Tuesday, May 21, 2013
The Mighty Mars Rovers: The Incredible Adventures of Spirit and Opportunity by Elizabeth Rusch
Steve Squyres dreamed of sending a geologist to Mars, but when he approached NASA they were not interested. The climate was too harsh. It was too far away. A person needed too much equipment. And on and on. Squyres was determined and instead came up with the idea of sending rovers to Mars. He drew up a proposal and sent it to NASA who said, "Nada" again, but like a squirrel foraging for acorns, Squyres didn't give up. He spent eight years trying to convince NASA that his idea was valid and worth exploring. NASA decided to give it a go when Mars orbited to a spot that made it closer to Earth than it had been in 60,000 years. The program to build two exploration rovers, Opportunity and Spirit, to go to Mars was launched in the year 2000 with the objective of studying rocks and soils to see if they hold clues to past water activity on Mars. Opportunity and Spirit took three years to build and were launched in 2003. Scientists were hoping they would last three months, but they have exceeded expectations and Opportunity is still tooling around Mars today while Spirit is resting in peace in a sand trap, its communication ceasing in 2011 with scientists.

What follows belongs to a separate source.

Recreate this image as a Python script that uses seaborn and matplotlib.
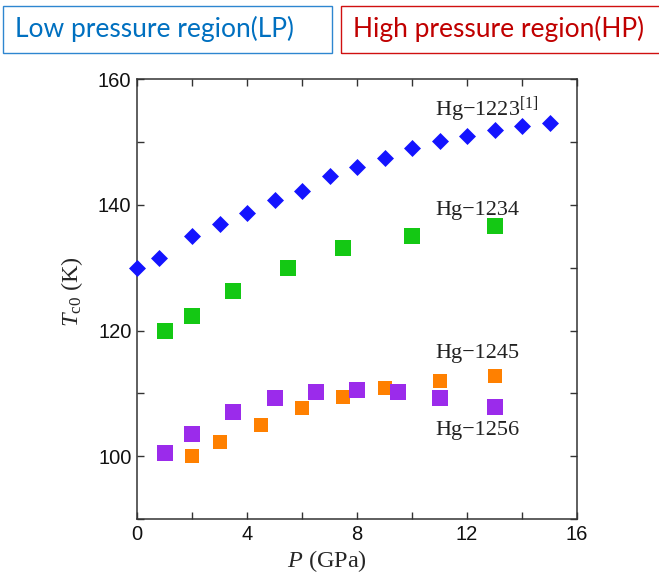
import numpy as np
import pandas as pd
import seaborn as sns
import matplotlib.pyplot as plt
from matplotlib.patches import Rectangle
from matplotlib.ticker import MultipleLocator

# data
p_1223 = [0, 0.8, 2, 3, 4, 5, 6, 7, 8, 9, 10, 11, 12, 13, 14, 15]
tc_1223 = [130.0, 131.6, 135.0, 136.9, 138.7, 140.8, 142.2, 144.6, 146.1, 147.5, 149.0, 150.1, 150.9, 151.9, 152.6, 153.0]
p_1234 = [1, 2, 3.5, 5.5, 7.5, 10, 13]
tc_1234 = [119.9, 122.3, 126.3, 130.0, 133.1, 135.1, 136.7]
p_1245 = [2, 3, 4.5, 6, 7.5, 9, 11, 13]
tc_1245 = [100.0, 102.3, 105.0, 107.7, 109.4, 110.9, 111.9, 112.7]
p_1256 = [1, 2, 3.5, 5, 6.5, 8, 9.5, 11, 13]
tc_1256 = [100.5, 103.5, 107.0, 109.3, 110.3, 110.6, 110.2, 109.3, 107.9]

sns.set_style('ticks')
plt.rcParams['font.family'] = ['Liberation Serif', 'DejaVu Serif']
plt.rcParams['mathtext.fontset'] = 'custom'
plt.rcParams['mathtext.rm'] = 'Liberation Serif'
plt.rcParams['mathtext.it'] = 'Liberation Serif:italic'

fig = plt.figure(figsize=(6.59, 5.73), dpi=100)
ax = fig.add_axes([0.2079, 0.0942, 0.6677, 0.7674])

series = [
    (p_1223, tc_1223, 'D', 75, '#1414FF'),
    (p_1234, tc_1234, 's', 133, '#14C814'),
    (p_1245, tc_1245, 's', 88, '#FF8000'),
    (p_1256, tc_1256, 's', 133, '#9B2BEB'),
]
for xs, ys, mk, sz, col in series:
    df = pd.DataFrame({'P': xs, 'Tc': ys})
    sns.scatterplot(data=df, x='P', y='Tc', marker=mk, s=sz, color=col,
                    linewidth=0, ax=ax, clip_on=False, zorder=3)

ax.set_xlim(0, 16)
ax.set_ylim(90, 160)
ax.xaxis.set_major_locator(MultipleLocator(4))
ax.xaxis.set_minor_locator(MultipleLocator(2))
ax.yaxis.set_minor_locator(MultipleLocator(10))
ax.set_yticks([100, 120, 140, 160])
ax.tick_params(which='both', direction='in', top=True, right=True,
               length=4.7, width=1.0, color='#333333')
ax.tick_params(which='major', labelsize=14.5, labelfontfamily='Liberation Sans',
               labelcolor='#111111', pad=4)
for sp in ax.spines.values():
    sp.set_linewidth(1.1)
    sp.set_color('#333333')

ax.set_xlabel(r'$P$ (GPa)', fontsize=17.5)
ax.xaxis.set_label_coords(0.431, -0.066)
ax.set_ylabel(r'$T_{\mathrm{c0}}$ (K)', fontsize=17.5)
ax.yaxis.set_label_coords(-0.118, 0.517)

lab_kw = dict(fontsize=16, va='center', ha='left', color='#222222')
ax.text(10.84, 155.1, 'Hg\u22121223$^{[1]}$', **lab_kw)
ax.text(10.84, 139.1, 'Hg\u22121234', **lab_kw)
ax.text(10.84, 116.3, 'Hg\u22121245', **lab_kw)
ax.text(10.84, 104.1, 'Hg\u22121256', **lab_kw)

# header boxes
W, H = 659.0, 573.0
fig.patches.append(Rectangle((3 / W, 1 - 52.7 / H), 329 / W, 47 / H, transform=fig.transFigure,
                             fill=False, edgecolor='#2E86D0', linewidth=1.0))
fig.patches.append(Rectangle((340.7 / W, 1 - 52.7 / H), 330 / W, 47 / H, transform=fig.transFigure,
                             fill=False, edgecolor='#D01010', linewidth=1.0))
fig.text(15 / W, 1 - 37.3 / H, 'Low pressure region(LP)', family='Lato', fontsize=19,
         color='#0070C0', va='baseline', ha='left')
fig.text(353 / W, 1 - 37.3 / H, 'High pressure region(HP)', family='Lato', fontsize=19,
         color='#C00000', va='baseline', ha='left')

fig.savefig('out.png', dpi=100)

The informational text is a narrative with subtexts explaining information. While the narrative is engaging and the subtexts are visually attractive, some subtexts didn't fit smoothly in with the narrative text - at least for my random reading habits. Oftentimes, I read the subtext before the narrative and it would give away a point. Once I realized this, I made sure I read the narrative first and then the subtext. I thought the photos were beautiful and the layout attractive.
I would have liked Steve developed more as a person. I think that if his personality had been rounded out more I might have had a greater emotional investment in the tension of whether or not the rovers would survive the challenges faced on Mars. It might have countered my lack of interest in rocks too. As portrayed I didn't really care after the third malfunction or obstacle that needed to be resolved and found myself skimming. Others who like geology should not feel this way. No author can expect everyone to like his or her book and there is an element of personal taste or aesthetics that makes an individual like or dislike a book; hence, I don't particularly like the subject but I do recognize that this is an excellent expository text.
The ending talks about sending Curiosity to Mars, a new and better robot. That perked my antennae and made me go searching NASA's website to see what this new rover was up to. I also went on Wikipedia and looked up the guts of the machine. As I'm reading about the computerized mother boards on the rovers I'm thinking that someone could easily argue with me, "computer processing units and million instructions per second are not more interesting than silica and pyllosilicates." So now that I've worked myself into a hole and am basically saying that calling a book "boring" is not a good argument, I feel I should rewrite my review and get rid of my interfering personal taste comments. But I'm not going to. I'll leave it as a reminder to not take "boring-route-review" highway. A good nonfiction book for your library. I can't argue the craftmanship.